Você mencionou a questão do crédito, e isso me fez pensar sobre a situação no Brasil, onde ainda existia uma grande parcela da população fora do sistema bancário até recentemente. Em pleno século 21, em um ano em que praticamente todo mundo está no digital, ,o Pix foi uma ferramenta crucial para integrar muitas dessas pessoas ao sistema financeiro. Esse seria um exemplo de inclusão? Sim, esse é um excelente exemplo de inclusão financeira. Além disso, há outros exemplos em países como os da África, onde o estilo de uso do Pix, como uma moeda digital, tem mostrado grande eficácia.
Você mencionou a questão da inteligência artificial, e isso me fez refletir sobre o grande debate atual em torno dessa tecnologia.
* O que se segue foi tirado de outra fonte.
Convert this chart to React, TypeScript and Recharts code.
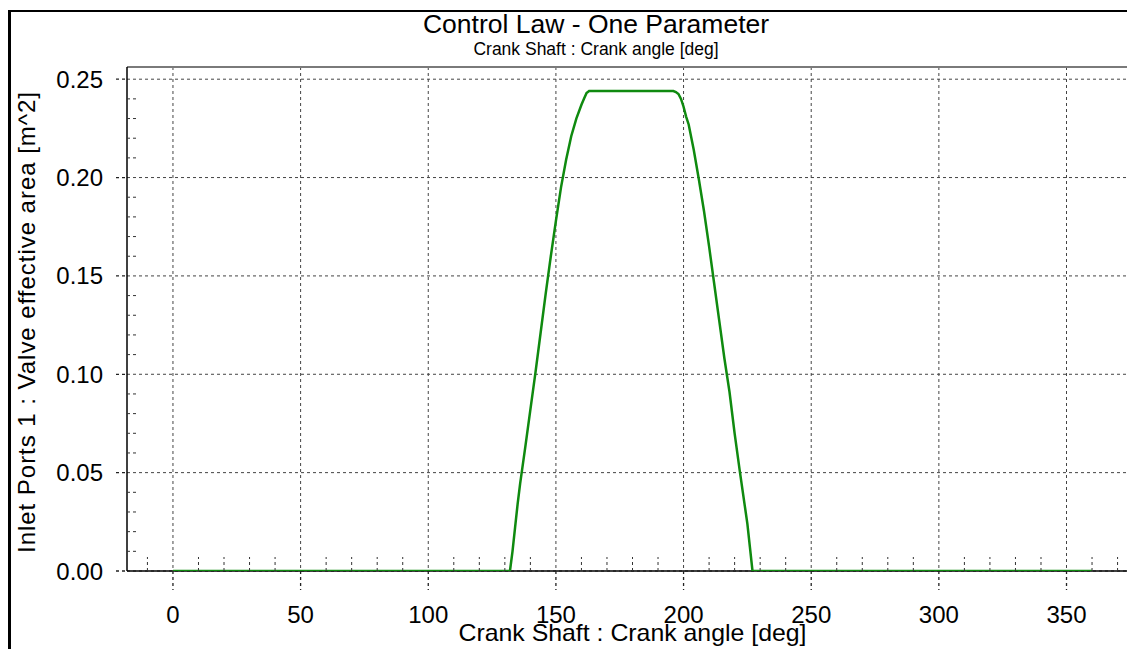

Há uma preocupação crescente de que a inteligência artificial possa substituir empregos e funções humanas, o que poderia agravar ainda mais as desigualdades sociais. Como você vê essa questão? Eu entendo a preocupação. Há um receio de que a tecnologia possa tirar empregos, até mesmo de pessoas com maior escolaridade e mais qualificadas. Mas, na minha visão, sempre houve essa ameaça de substituição no setor tecnológico. Qualquer avanço pode gerar mudanças nos postos de trabalho. No entanto, acredito que a verdadeira oportunidade da tecnologia, especialmente da inteligência artificial, é de aprimorar o trabalho e torná-lo mais interessante e diversificado. A esperança é que a tecnologia, ao automatizar certas tarefas, permita que os humanos se concentrem em aspectos mais criativos e estratégicos do trabalho, coisas que a máquina não consegue replicar.